* Begin *

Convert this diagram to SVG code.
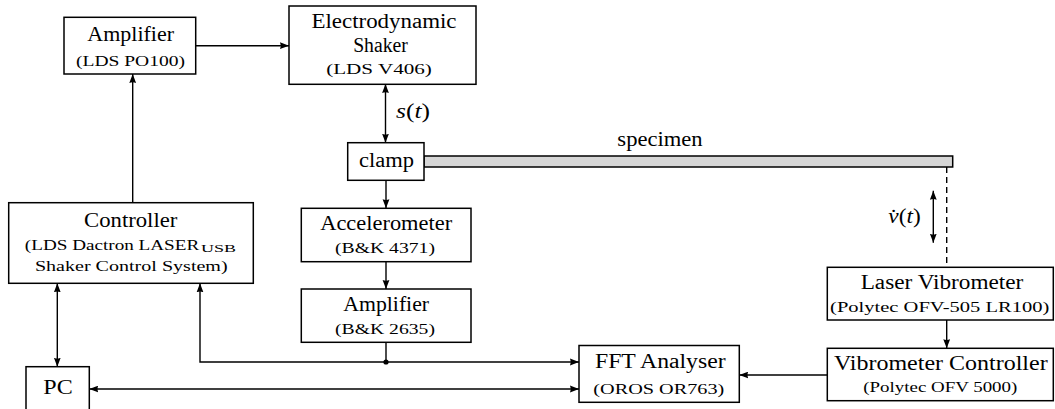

* End *
* Begin *

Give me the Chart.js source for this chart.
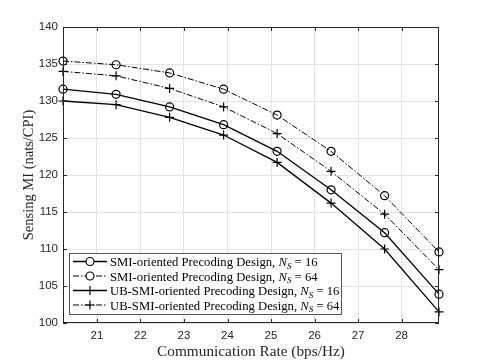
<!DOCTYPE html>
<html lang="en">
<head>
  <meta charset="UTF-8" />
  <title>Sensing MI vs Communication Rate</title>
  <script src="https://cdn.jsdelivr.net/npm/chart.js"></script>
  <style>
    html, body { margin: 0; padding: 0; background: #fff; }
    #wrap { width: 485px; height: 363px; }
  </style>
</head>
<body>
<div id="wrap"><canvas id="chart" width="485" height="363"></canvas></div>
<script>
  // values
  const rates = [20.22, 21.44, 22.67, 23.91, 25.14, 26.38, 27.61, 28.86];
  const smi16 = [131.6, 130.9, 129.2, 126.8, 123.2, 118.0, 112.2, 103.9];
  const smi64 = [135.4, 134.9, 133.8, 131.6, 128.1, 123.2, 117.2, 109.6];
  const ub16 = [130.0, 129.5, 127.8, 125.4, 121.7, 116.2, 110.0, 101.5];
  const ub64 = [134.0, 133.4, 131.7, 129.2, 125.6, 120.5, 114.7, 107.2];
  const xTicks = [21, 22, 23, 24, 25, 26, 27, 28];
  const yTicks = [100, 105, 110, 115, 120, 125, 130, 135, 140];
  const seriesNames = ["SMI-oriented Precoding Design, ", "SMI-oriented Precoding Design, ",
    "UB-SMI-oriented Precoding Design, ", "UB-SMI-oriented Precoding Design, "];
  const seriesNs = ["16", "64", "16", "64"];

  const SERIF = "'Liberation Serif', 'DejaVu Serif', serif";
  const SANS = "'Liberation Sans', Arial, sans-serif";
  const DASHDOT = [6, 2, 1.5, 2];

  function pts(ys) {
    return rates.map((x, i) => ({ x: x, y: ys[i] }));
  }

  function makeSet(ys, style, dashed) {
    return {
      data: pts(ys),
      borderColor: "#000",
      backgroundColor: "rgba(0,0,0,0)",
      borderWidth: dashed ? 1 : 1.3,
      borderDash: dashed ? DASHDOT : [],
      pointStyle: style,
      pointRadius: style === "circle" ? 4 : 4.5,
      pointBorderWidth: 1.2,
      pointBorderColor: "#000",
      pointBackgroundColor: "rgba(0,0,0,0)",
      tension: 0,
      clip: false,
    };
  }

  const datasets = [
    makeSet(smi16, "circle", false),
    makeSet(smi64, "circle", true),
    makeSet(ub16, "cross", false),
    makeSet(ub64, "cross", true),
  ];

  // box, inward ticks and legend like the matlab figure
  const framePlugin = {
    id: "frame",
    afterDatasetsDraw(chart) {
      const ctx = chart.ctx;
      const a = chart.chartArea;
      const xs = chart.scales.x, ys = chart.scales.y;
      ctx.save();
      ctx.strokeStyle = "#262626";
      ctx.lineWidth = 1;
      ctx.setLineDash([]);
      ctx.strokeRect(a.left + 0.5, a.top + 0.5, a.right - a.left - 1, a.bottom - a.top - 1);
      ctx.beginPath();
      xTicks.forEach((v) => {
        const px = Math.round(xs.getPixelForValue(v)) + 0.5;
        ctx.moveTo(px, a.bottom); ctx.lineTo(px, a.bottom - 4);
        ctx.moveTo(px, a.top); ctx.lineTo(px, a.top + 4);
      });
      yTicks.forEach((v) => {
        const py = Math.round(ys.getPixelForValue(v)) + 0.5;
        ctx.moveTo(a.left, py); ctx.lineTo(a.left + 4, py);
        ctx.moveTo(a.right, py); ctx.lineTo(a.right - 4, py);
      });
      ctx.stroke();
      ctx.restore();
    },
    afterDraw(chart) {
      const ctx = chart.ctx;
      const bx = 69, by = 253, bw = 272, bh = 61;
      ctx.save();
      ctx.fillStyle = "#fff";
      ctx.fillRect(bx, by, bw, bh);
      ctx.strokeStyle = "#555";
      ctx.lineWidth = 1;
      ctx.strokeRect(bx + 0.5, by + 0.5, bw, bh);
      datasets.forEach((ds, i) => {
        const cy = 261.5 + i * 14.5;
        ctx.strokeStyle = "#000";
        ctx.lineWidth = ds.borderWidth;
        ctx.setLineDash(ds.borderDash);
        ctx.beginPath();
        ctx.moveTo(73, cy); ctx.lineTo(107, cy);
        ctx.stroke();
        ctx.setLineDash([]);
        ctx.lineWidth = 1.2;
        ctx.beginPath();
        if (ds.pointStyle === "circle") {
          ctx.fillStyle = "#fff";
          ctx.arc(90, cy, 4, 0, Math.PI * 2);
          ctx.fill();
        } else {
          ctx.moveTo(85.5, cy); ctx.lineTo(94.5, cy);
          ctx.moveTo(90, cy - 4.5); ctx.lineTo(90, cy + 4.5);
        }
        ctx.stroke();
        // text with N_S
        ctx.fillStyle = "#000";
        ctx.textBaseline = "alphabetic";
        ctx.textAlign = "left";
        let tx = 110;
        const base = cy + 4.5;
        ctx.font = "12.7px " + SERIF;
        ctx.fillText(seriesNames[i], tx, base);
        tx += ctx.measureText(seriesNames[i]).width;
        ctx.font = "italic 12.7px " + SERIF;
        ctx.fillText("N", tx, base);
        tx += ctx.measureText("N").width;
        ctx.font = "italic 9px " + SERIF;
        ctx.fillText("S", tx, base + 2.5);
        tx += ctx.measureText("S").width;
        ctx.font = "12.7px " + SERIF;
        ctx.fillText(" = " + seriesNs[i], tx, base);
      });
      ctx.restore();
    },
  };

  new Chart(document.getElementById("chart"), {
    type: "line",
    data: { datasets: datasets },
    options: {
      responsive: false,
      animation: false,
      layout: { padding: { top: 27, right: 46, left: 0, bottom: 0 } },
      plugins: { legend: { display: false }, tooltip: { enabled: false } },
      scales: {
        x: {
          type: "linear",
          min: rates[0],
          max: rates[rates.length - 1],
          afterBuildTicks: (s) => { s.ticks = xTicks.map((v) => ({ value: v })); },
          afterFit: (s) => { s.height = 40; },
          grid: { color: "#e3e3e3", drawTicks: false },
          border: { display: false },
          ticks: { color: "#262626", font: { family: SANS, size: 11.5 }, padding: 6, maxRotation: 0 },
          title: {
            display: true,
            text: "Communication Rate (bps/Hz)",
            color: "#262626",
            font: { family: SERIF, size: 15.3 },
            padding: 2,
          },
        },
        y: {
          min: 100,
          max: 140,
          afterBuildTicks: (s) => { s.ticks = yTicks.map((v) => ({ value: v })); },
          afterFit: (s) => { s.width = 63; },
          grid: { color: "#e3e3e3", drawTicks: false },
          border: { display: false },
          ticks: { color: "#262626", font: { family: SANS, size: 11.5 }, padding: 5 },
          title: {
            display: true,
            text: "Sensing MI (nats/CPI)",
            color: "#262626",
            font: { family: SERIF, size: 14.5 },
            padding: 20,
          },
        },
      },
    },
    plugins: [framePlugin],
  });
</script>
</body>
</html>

* End *

◆ Directive ◆
Identify each line of the material where the word "this" shows up, and copy it.

◆ Exercise answer ◆
Convert this diagram to SVG code.
Give me the Chart.js source for this chart.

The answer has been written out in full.